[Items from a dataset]
**********
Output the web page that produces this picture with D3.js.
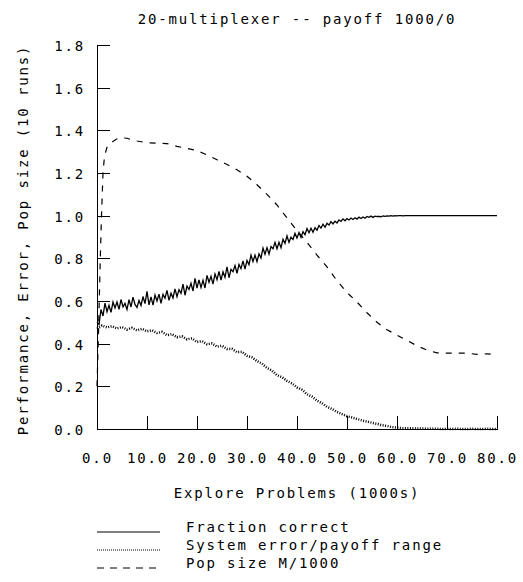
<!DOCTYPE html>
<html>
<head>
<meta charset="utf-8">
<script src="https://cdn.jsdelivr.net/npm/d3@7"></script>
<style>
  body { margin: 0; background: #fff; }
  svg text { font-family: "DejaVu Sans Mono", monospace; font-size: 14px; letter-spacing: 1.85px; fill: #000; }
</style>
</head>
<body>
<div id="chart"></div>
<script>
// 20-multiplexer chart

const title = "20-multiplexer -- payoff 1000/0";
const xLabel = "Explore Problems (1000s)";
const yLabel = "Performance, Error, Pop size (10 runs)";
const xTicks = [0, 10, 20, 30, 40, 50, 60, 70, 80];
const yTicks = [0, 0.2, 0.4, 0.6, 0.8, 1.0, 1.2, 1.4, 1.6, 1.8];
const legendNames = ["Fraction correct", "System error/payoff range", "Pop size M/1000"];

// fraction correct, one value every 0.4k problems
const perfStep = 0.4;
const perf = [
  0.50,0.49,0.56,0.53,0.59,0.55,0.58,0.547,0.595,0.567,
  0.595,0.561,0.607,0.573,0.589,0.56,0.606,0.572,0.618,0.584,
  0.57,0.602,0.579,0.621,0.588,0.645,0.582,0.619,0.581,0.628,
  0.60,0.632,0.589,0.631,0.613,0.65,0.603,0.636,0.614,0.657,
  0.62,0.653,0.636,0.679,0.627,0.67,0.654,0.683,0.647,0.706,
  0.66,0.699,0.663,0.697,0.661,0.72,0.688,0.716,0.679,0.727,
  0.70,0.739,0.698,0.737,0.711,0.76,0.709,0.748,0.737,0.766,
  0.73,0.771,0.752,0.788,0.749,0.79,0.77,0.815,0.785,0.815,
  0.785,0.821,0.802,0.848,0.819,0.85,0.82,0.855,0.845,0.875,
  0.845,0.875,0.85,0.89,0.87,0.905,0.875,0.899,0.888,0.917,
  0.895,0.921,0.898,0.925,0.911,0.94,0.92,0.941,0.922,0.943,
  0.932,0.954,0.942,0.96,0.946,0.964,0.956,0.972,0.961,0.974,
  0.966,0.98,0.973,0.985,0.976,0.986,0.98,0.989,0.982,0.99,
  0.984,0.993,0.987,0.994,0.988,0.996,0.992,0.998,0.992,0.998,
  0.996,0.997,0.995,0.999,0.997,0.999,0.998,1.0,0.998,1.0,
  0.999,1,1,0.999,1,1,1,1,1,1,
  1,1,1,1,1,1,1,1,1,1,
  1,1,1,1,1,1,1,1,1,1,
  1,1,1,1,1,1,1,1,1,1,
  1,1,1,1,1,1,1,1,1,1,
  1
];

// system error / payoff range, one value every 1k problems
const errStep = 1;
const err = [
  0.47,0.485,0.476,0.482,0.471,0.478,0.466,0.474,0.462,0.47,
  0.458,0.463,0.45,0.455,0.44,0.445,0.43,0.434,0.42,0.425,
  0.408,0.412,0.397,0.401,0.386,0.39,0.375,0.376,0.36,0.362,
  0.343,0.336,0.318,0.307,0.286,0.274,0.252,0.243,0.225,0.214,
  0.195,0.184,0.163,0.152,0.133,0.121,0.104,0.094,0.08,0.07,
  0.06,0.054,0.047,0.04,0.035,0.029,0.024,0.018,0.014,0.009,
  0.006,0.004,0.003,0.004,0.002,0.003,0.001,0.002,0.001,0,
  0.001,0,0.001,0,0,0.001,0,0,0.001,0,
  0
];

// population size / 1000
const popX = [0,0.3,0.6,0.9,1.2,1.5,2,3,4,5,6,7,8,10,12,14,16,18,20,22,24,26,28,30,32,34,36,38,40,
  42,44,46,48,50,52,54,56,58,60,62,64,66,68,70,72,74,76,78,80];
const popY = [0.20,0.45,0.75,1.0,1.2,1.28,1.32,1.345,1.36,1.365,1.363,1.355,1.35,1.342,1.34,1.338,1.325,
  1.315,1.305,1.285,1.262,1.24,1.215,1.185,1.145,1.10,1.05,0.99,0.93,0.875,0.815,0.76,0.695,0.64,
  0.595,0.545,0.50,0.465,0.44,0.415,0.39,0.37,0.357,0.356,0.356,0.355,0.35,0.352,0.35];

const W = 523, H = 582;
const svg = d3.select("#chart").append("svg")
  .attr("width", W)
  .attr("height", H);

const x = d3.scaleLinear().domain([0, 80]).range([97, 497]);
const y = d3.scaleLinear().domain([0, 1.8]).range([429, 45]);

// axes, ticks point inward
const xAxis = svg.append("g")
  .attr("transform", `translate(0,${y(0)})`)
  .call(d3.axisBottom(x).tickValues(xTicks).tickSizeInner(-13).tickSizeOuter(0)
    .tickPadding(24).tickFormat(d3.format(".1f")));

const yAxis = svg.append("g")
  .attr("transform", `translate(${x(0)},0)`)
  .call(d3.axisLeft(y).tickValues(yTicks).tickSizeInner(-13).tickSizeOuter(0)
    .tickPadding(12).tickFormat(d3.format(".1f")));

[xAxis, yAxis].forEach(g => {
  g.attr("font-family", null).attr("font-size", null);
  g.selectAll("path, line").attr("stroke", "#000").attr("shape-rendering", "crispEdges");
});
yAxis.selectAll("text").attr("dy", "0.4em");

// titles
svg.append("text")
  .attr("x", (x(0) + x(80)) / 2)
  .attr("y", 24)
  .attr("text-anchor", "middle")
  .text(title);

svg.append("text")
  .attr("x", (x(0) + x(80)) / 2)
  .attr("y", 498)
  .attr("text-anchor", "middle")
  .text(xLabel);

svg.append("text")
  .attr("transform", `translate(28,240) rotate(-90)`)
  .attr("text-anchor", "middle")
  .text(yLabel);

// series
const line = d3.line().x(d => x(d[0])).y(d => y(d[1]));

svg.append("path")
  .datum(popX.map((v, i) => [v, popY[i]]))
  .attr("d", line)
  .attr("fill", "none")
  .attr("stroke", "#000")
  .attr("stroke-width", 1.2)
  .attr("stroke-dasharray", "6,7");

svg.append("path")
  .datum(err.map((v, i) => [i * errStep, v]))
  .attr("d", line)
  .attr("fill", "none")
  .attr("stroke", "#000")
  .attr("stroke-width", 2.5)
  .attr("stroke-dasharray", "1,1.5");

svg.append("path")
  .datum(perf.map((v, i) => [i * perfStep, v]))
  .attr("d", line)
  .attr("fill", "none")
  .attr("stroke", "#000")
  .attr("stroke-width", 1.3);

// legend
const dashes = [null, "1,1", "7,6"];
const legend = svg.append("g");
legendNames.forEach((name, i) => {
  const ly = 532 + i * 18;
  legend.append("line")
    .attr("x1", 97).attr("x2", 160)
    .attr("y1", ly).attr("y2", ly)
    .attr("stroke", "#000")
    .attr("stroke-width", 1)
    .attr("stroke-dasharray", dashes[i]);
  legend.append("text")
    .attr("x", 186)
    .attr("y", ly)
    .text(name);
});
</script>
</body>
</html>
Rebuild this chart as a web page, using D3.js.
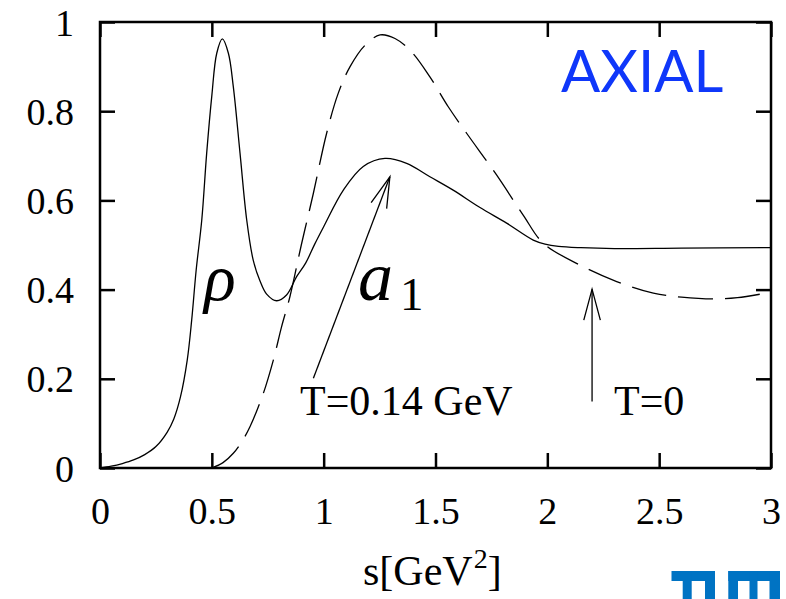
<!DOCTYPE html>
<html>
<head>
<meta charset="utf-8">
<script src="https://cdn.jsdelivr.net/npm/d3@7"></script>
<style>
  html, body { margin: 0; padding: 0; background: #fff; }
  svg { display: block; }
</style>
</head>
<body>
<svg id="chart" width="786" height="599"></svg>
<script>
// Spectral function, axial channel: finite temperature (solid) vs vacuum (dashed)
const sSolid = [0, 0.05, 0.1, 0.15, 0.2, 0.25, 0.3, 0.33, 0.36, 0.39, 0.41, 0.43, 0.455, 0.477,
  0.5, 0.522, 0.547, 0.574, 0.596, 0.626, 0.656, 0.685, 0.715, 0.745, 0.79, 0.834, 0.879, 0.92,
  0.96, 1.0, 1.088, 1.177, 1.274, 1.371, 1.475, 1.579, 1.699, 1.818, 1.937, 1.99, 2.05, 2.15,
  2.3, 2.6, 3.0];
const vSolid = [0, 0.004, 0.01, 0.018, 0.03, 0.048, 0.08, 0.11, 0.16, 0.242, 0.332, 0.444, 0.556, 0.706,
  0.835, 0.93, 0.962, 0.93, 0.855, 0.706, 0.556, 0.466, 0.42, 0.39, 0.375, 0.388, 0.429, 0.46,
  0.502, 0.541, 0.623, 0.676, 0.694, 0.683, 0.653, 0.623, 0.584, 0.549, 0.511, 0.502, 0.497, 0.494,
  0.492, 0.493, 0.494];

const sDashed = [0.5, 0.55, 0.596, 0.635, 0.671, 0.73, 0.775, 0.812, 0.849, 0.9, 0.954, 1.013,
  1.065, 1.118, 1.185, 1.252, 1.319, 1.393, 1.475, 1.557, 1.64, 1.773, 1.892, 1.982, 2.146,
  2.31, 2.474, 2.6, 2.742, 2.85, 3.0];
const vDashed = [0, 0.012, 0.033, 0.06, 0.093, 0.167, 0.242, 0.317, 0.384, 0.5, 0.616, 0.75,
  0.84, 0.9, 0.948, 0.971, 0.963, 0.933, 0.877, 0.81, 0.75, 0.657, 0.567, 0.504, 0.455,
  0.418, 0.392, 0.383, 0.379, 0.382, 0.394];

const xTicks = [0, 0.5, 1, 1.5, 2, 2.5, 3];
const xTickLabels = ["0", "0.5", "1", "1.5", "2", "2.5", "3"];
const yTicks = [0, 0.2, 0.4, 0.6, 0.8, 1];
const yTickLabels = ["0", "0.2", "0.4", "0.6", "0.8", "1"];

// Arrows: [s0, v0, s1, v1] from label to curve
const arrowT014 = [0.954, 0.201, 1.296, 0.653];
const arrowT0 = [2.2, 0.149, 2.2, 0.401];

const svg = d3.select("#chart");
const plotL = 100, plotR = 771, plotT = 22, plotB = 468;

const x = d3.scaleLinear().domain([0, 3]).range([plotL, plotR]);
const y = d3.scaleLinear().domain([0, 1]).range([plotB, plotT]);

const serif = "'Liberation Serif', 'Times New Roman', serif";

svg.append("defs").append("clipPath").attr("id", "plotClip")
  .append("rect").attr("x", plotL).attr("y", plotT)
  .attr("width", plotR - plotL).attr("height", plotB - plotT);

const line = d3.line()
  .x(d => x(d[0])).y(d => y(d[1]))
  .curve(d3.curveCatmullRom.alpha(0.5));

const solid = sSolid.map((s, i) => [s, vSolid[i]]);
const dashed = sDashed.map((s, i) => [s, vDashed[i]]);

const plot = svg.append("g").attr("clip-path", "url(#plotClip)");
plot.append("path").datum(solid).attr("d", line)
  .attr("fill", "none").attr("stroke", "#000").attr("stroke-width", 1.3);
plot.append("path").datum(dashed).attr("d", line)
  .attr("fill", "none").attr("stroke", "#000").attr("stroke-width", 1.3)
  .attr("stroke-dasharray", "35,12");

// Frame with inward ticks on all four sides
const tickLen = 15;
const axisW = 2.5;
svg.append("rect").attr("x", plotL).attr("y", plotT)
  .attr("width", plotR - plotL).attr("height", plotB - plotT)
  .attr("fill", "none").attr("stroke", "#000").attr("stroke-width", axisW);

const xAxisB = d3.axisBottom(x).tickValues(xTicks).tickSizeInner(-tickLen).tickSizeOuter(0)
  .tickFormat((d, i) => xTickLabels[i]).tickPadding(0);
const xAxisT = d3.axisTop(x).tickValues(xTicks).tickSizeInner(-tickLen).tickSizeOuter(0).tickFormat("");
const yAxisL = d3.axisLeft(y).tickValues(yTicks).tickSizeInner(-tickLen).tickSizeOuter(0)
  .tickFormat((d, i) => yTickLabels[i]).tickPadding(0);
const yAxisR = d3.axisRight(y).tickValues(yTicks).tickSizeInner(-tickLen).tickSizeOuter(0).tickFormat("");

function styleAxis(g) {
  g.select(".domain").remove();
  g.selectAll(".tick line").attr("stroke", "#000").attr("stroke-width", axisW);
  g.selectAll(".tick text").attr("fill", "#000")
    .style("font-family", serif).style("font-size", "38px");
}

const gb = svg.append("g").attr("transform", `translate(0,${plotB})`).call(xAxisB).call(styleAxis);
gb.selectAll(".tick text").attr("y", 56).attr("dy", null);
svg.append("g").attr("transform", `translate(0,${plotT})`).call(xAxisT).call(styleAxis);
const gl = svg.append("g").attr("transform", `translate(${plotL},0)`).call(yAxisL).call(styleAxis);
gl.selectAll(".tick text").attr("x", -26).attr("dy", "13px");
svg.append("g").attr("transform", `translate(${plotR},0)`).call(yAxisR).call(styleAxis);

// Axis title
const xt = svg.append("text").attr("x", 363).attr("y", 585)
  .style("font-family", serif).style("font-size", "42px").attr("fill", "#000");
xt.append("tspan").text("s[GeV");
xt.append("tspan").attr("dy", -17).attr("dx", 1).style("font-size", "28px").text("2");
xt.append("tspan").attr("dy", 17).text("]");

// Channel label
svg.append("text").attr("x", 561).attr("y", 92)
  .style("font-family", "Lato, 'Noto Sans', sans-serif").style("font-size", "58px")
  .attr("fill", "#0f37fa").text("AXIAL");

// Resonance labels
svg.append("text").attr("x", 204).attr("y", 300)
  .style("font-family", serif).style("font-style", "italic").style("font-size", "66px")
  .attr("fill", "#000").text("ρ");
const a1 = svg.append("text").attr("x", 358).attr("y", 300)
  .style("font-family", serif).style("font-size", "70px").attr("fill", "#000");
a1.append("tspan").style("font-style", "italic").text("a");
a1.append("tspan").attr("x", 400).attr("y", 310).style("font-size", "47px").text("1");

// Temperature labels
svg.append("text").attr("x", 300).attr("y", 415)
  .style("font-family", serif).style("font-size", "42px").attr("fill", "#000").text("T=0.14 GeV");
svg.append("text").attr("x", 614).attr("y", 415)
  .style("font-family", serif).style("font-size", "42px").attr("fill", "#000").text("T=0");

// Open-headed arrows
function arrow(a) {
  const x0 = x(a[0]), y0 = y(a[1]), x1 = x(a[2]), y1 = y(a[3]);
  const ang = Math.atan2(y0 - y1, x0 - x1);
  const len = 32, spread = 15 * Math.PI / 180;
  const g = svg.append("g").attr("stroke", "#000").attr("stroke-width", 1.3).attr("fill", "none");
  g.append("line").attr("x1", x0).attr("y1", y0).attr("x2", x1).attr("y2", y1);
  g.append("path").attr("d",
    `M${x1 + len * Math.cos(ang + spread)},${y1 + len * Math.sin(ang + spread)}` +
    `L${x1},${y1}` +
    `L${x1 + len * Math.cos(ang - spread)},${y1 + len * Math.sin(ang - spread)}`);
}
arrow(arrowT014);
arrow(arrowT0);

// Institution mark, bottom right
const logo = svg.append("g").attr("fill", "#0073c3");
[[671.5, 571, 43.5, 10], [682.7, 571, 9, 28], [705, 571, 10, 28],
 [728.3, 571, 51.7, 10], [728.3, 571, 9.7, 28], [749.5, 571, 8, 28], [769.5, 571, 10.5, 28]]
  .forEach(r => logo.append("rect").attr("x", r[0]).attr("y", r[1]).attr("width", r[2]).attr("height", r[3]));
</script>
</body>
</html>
**********
# [Problem details]
Copy out every line where the word "chart" occurs.

# [Written response]
<div id="chart"></div>
// 20-multiplexer chart
const svg = d3.select("#chart").append("svg")
Rebuild this chart as a web page, using D3.js.
<svg id="chart" width="786" height="599"></svg>
const svg = d3.select("#chart");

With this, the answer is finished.